Reference no: EM132711514
Gold Nest Company of Guandong, China, is a family-owned enterprise that makes birdcages for the South China market. The company sells its birdcages through an extensive network of street vendors who receive commissions on their sales. The company uses a job-order costing system in which overhead is applied to jobs on the basis of direct labor cost. Its predetermined overhead rate is based on a cost formula that estimated $750000 of manufacturing overhead for an estimated activity level of $300000 direct labor dollars. At the beginning of the year, the inventory balances were as follows:
Raw materials $25,000
Work in process $10,000
Finished goods $40,000
During the year, the following transactions were completed:
a. Raw materials purchased for cash, $350000.
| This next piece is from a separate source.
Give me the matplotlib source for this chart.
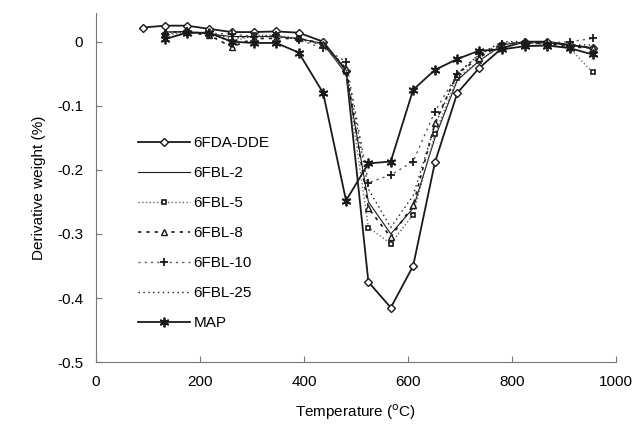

b. Raw materials used in production, $280000 (materials costing $210000 were charged directly to jobs; the remaining materials were indirect).
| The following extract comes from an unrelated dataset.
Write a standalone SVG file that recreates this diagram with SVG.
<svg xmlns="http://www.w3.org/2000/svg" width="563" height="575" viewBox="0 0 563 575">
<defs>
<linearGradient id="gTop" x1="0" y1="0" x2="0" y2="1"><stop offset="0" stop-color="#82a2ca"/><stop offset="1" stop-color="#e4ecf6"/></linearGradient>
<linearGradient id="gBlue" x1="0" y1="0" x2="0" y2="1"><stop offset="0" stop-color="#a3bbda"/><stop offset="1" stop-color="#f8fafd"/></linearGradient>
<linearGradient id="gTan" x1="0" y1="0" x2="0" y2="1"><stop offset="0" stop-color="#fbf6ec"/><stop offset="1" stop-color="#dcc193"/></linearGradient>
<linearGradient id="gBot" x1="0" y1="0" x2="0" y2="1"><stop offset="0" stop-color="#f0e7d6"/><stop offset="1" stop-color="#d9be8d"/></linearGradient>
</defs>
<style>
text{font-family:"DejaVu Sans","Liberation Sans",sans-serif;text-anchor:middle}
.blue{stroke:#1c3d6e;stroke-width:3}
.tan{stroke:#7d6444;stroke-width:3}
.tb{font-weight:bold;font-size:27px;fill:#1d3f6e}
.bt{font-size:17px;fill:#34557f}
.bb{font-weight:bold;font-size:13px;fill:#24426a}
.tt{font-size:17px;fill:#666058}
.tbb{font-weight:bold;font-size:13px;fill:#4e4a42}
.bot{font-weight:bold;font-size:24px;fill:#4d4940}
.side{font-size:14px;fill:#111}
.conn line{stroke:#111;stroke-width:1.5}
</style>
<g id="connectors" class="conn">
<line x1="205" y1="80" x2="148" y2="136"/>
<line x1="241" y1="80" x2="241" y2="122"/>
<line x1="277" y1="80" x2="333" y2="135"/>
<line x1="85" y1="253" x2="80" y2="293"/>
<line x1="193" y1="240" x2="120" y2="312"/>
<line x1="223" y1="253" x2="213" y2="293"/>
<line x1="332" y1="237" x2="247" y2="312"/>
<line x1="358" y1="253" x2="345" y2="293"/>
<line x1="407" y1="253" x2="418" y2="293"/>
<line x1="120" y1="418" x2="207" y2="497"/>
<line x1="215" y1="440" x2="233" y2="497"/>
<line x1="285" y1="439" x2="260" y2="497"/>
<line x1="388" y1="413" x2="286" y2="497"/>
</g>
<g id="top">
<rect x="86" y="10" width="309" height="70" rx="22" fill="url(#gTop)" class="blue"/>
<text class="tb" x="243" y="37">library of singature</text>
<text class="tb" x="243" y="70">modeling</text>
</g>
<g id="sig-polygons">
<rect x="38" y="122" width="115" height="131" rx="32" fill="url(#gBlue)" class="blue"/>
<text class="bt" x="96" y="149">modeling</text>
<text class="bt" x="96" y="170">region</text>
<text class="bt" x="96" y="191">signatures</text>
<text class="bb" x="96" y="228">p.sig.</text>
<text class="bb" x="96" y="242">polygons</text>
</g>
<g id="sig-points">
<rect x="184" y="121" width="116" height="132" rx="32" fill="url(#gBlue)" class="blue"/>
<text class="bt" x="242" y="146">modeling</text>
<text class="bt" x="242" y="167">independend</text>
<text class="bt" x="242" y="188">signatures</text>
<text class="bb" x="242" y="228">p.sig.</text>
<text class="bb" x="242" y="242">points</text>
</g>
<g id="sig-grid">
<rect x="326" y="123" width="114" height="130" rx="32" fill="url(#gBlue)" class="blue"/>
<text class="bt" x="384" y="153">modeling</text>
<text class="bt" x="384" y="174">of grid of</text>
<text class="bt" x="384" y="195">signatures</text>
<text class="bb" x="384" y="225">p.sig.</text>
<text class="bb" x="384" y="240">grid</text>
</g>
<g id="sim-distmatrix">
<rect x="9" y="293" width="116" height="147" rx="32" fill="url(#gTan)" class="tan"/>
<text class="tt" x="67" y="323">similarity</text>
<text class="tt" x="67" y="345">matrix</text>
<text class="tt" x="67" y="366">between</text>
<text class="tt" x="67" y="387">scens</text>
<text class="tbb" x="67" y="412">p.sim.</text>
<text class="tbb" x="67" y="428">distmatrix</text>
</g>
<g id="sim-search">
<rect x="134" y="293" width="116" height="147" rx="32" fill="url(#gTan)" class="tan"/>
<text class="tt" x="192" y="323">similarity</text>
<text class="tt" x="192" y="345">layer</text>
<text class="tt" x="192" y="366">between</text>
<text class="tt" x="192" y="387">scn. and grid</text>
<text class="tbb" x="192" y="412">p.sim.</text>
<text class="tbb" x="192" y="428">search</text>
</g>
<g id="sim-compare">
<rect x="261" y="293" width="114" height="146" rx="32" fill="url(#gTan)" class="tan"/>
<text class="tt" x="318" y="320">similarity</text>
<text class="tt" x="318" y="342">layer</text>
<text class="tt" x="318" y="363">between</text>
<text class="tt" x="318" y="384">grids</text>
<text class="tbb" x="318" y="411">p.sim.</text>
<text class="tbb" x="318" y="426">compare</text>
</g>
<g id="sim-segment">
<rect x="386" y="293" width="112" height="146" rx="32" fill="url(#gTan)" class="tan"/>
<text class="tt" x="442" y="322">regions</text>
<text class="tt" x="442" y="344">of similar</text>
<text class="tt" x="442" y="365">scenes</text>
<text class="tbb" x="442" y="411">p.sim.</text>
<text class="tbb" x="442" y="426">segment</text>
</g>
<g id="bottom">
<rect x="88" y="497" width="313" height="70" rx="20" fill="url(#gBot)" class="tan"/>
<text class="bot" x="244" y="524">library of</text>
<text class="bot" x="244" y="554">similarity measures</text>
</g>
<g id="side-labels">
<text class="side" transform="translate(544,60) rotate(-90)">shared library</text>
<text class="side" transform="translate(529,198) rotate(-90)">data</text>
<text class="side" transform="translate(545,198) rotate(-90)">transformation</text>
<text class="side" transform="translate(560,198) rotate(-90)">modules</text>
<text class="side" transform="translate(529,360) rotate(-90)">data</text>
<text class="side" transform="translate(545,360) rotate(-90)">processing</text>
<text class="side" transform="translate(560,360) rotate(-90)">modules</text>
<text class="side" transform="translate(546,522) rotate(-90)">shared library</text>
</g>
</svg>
c. Cash paid to employees as follows: Direct labor. $330000
Sales commissions $79200
Administrative salaries $118800
d. Cash paid for rent during the year was $18,000 ($13,000 of this amount related to factory operations, and the remainder related to selling and administrative activities).
e. Cash paid for utility costs in the factory, $80000.
f. Cash paid for advertising, $140,000.
g. Depreciation recorded on equipment, $60000. ($ 51000of this amount related to equipment used in factory operations; the remaining related to equipment used in selling and administrative activities.)
h. Manufacturing overhead cost was applied to jobs, $ ? .
i. Goods that had cost $700,000 to manufacture according to their job cost sheets were completed.
j. Sales for the year (all paid in cash) totaled $1500000. The total cost to manufacture these goods according to their job cost sheets was $1023750.
Required:
1. Prepare journal entries to record the transactions for the year.
2. Prepare T-accounts for each inventory account, Manufacturing Overhead, and Cost of Goods Sold. Post relevant data from your journal entries to these T-accounts (don't forget to enter the beginning balances in your inventory accounts). Compute an ending balance in each account.
3. Is Manufacturing Overhead underapplied or overapplied for the year? Prepare a journal entry to close any balance in the Manufacturing Overhead account to Cost of Goods Sold.